Hugo is their troubled fourteen-year-old son. Living in the shadow of a larger-than-life father, Hugo is struggling with his own identity. In confusion and anger, he commits a reckless act that puts everyone around him on a collision course with the past.
Weaving together three unique voices, My October is a masterful tale of a modern family torn apart by the power of language and the weight of history. Spare and insightful, Claire Holden Rothman’s new novel explores the fascinating and sometimes shocking consequences of words left unsaid.
Claire Holden Rothman is the author of two story collections and a best-selling novel, The Heart Specialist, longlisted for the 2009 Scotiabank Giller Prize and published in six countries.
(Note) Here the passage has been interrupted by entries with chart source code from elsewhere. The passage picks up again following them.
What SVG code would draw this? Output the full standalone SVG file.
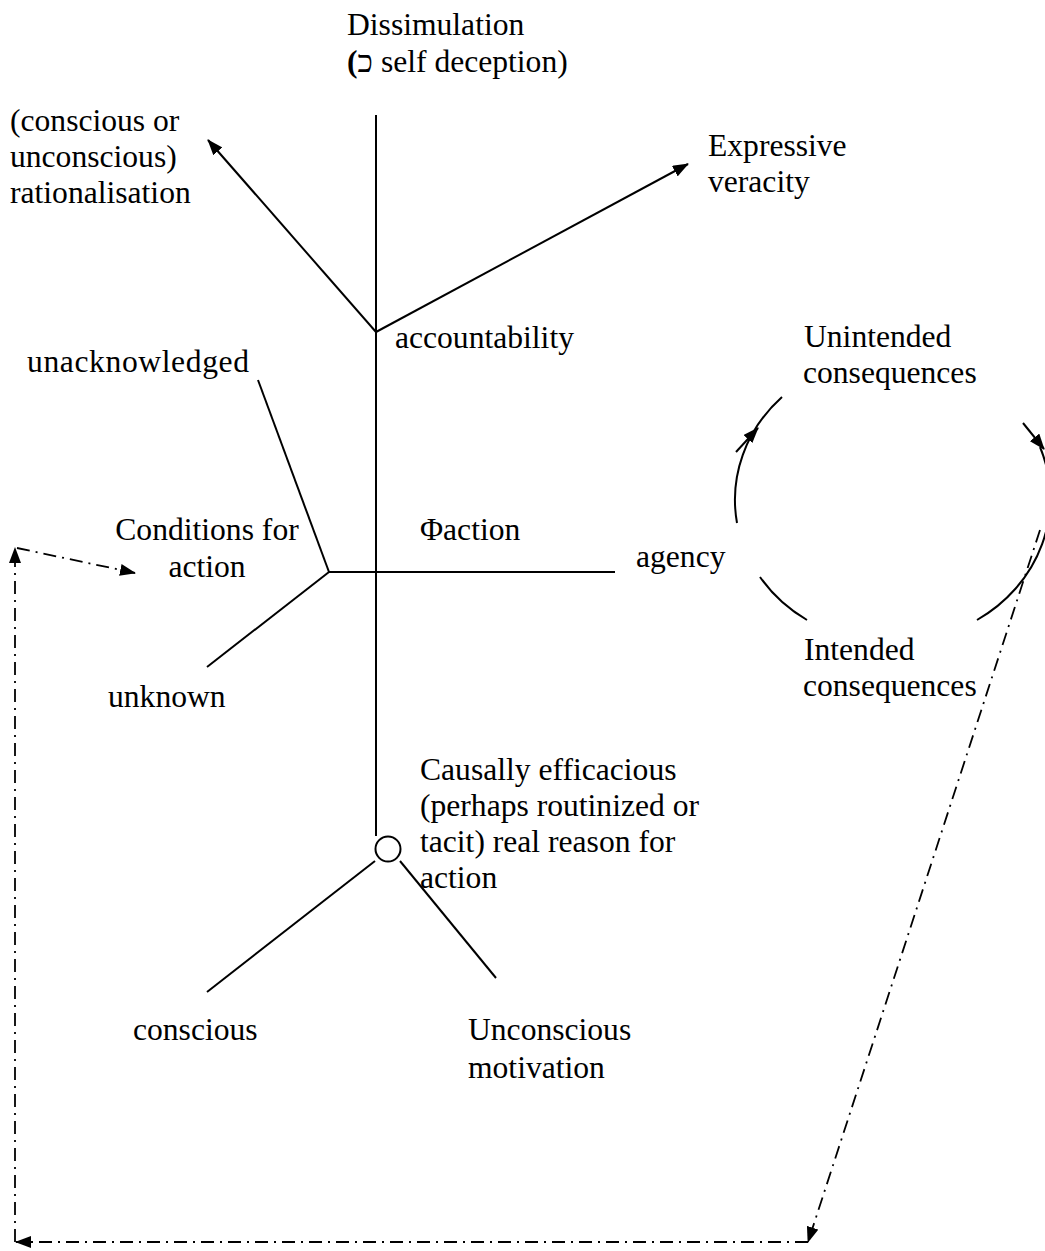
<svg xmlns="http://www.w3.org/2000/svg" width="1045" height="1251" viewBox="0 0 1045 1251">
  <style>
    text { font-family: "Liberation Serif", "Times New Roman", "DejaVu Sans", serif; font-size: 31.6px; fill: #000; }
    .mid { text-anchor: middle; }
    .ln { stroke: #000; stroke-width: 2; fill: none; }
    .dd { stroke: #000; stroke-width: 1.8; fill: none; stroke-dasharray: 13 6 2 6; }
  </style>
  <defs>
    <marker id="arrow" viewBox="0 0 16 12" refX="15" refY="6" markerWidth="16" markerHeight="12" markerUnits="userSpaceOnUse" orient="auto">
      <path d="M0,0 L16,6 L0,12 Z" fill="#000"/>
    </marker>
  </defs>

  <rect width="1045" height="1251" fill="#fff"/>

  <!-- connectors -->
  <g id="connectors">
    <!-- main trunk -->
    <line class="ln" x1="376" y1="115" x2="376" y2="836"/>
    <!-- branches at accountability -->
    <line class="ln" x1="376" y1="332" x2="208" y2="140" marker-end="url(#arrow)"/>
    <line class="ln" x1="376" y1="332" x2="688" y2="164" marker-end="url(#arrow)"/>
    <!-- conditions for action -->
    <line class="ln" x1="258" y1="380" x2="329" y2="572"/>
    <line class="ln" x1="329" y1="572" x2="207" y2="667"/>
    <line class="ln" x1="329" y1="572" x2="615" y2="572"/>
    <!-- reasons for action -->
    <line class="ln" x1="375" y1="861" x2="207" y2="992"/>
    <line class="ln" x1="400" y1="861" x2="496" y2="978"/>
    <!-- consequence cycle -->
    <path class="ln" d="M782,397 A154,143 0 0 0 737,523"/>
    <line class="ln" x1="736" y1="452" x2="758" y2="428" marker-end="url(#arrow)"/>
    <path class="ln" d="M760,577 A154,143 0 0 0 807,620"/>
    <path class="ln" d="M1040,447 A154,143 0 0 1 977,620"/>
    <line class="ln" x1="1023" y1="423" x2="1044" y2="449" marker-end="url(#arrow)"/>
    <!-- feedback path -->
    <line class="dd" x1="1040" y1="530" x2="808" y2="1242" marker-end="url(#arrow)"/>
    <line class="dd" x1="808" y1="1242" x2="16" y2="1242" marker-end="url(#arrow)"/>
    <line class="dd" x1="15" y1="1242" x2="15" y2="548" marker-end="url(#arrow)"/>
    <line class="dd" x1="17" y1="548" x2="135" y2="573" marker-end="url(#arrow)"/>
  </g>

  <g id="dissimulation">
    <text x="347" y="35">Dissimulation</text>
    <text x="347" y="72"><tspan font-weight="bold">(</tspan>כ self deception)</text>
  </g>
  <g id="rationalisation">
    <text x="10" y="131">(conscious or</text>
    <text x="10" y="167">unconscious)</text>
    <text x="10" y="203">rationalisation</text>
  </g>
  <g id="expressive-veracity">
    <text x="708" y="156">Expressive</text>
    <text x="708" y="192">veracity</text>
  </g>
  <g id="accountability">
    <text x="395" y="348">accountability</text>
  </g>
  <g id="unacknowledged">
    <text x="27" y="372" textLength="222" lengthAdjust="spacing">unacknowledged</text>
  </g>
  <g id="conditions">
    <text class="mid" x="207" y="540">Conditions for</text>
    <text class="mid" x="207" y="577">action</text>
  </g>
  <g id="unknown">
    <text x="108" y="707">unknown</text>
  </g>
  <g id="action">
    <text x="420" y="540">Φaction</text>
  </g>
  <g id="agency">
    <text x="636" y="567">agency</text>
  </g>
  <g id="unintended">
    <text x="804" y="347">Unintended</text>
    <text x="803" y="383">consequences</text>
  </g>
  <g id="intended">
    <text x="804" y="660">Intended</text>
    <text x="803" y="696">consequences</text>
  </g>
  <g id="real-reason">
    <circle class="ln" cx="388" cy="849" r="12.5"/>
    <text x="420" y="780">Causally efficacious</text>
    <text x="420" y="816">(perhaps routinized or</text>
    <text x="420" y="852">tacit) real reason for</text>
    <text x="420" y="888">action</text>
  </g>
  <g id="conscious">
    <text x="133" y="1040">conscious</text>
  </g>
  <g id="unconscious">
    <text x="468" y="1040">Unconscious</text>
    <text x="468" y="1078">motivation</text>
  </g>
</svg>
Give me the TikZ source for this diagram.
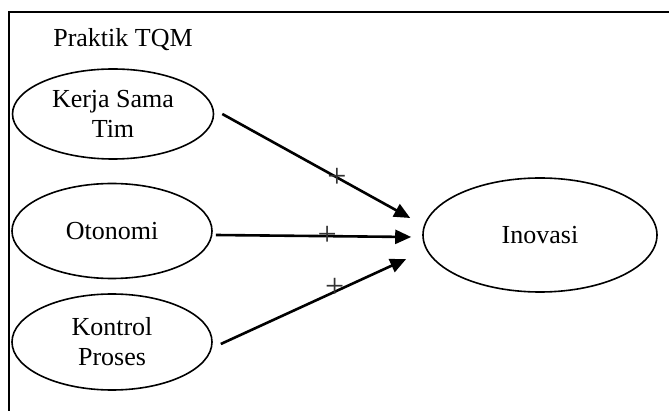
\documentclass[tikz,border=0pt]{standalone}
\usepackage{fontspec}
\setmainfont{Liberation Serif}
\usetikzlibrary{shapes.geometric}
\usetikzlibrary{arrows.meta}

\begin{document}
\begin{tikzpicture}[
        x=.5pt, y=-.5pt,
        every node/.append style={font=\fontsize{13}{15}\selectfont, align=center},
        var/.style={draw=black, line width=.8pt, ellipse, inner sep=0pt},
        plus/.style={font=\fontsize{17}{17}\selectfont, inner sep=0pt, text=black!80},
        arr/.style={-{Triangle[length=8pt,width=7pt]}, line width=1.3pt}
    ]
        \useasboundingbox (0,0) rectangle (669,411);
        \draw [line width=.9pt] (9,411) -- (9,12) -- (669,12);

        \node (0) [anchor=base] at (123,47) {Praktik TQM};
        \node (1) [var, minimum width=100.5pt, minimum height=45pt] at (113,114) {Kerja Sama\\Tim};
        \node (2) [var, minimum width=100pt, minimum height=47.5pt] at (112,231) {Otonomi};
        \node (3) [var, minimum width=100pt, minimum height=48pt] at (112,342) {Kontrol\\Proses};
        \node (4) [var, minimum width=117pt, minimum height=57pt] at (540,235) {Inovasi};

        \draw [arr] ([xshift=4pt]1.east) -- ([xshift=-6pt,yshift=8.5pt]4.west)
            node [plus, pos=.61] {+};
        \draw [arr] ([xshift=1.5pt,yshift=-2pt]2.east) -- ([xshift=-5.5pt,yshift=-1pt]4.west)
            node [plus, pos=.57] {+};
        \draw [arr] ([xshift=4pt,yshift=-1pt]3.east) -- ([xshift=-8pt,yshift=-12pt]4.west)
            node [plus, pos=.615, yshift=2pt] {+};
    \end{tikzpicture}
\end{document}
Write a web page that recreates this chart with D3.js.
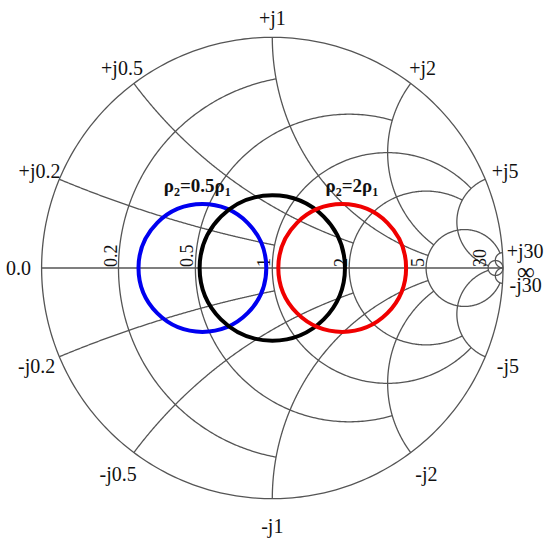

Her translation of Canada’s first novel, L’influence d’un livre (The Influence of a Book) by Philippe-Ignace-François Aubert de Gaspé, won the John Glassco Translation Prize. She lives in Montreal with playwright Arthur Holden.
Praise for My October:
“Rothman (The Heart Specialist) expertly weaves the intimate story of this family with the political history of Quebec. This novel about power, language and acceptance should resonate with those who have felt torn between languages and cultures, as well as those who have felt like outsiders in their own city or country.”
“Deftly rendering the inner voice of each of her protagonists – Hugo, Hannah, and Luc – she presents a nuanced network of perspectives, challenging the divisive dichotomy that generally characterizes Quebec politics.”
-Montreal Review of Books
“For western Canadian readers, the October Crisis might not be the easiest entry point for a novel. But by giving us this story in English, Claire Holden Rothman has provided an intimate window into the scars left by that era, unique to that place and time. Good stories take the specific and make it universal. This compelling, finely crafted novel accomplishes that beautifully.”
-The Winnipeg Free Press
“We’ve all heard the old Chekhov directive that if a gun appears at a certain point, it has to go off by a certain point. What Holden Rothman does with that is just one of the many ways she subverts expectations in a book whose dramatic ironies and emotional depths deepen with practically every page.”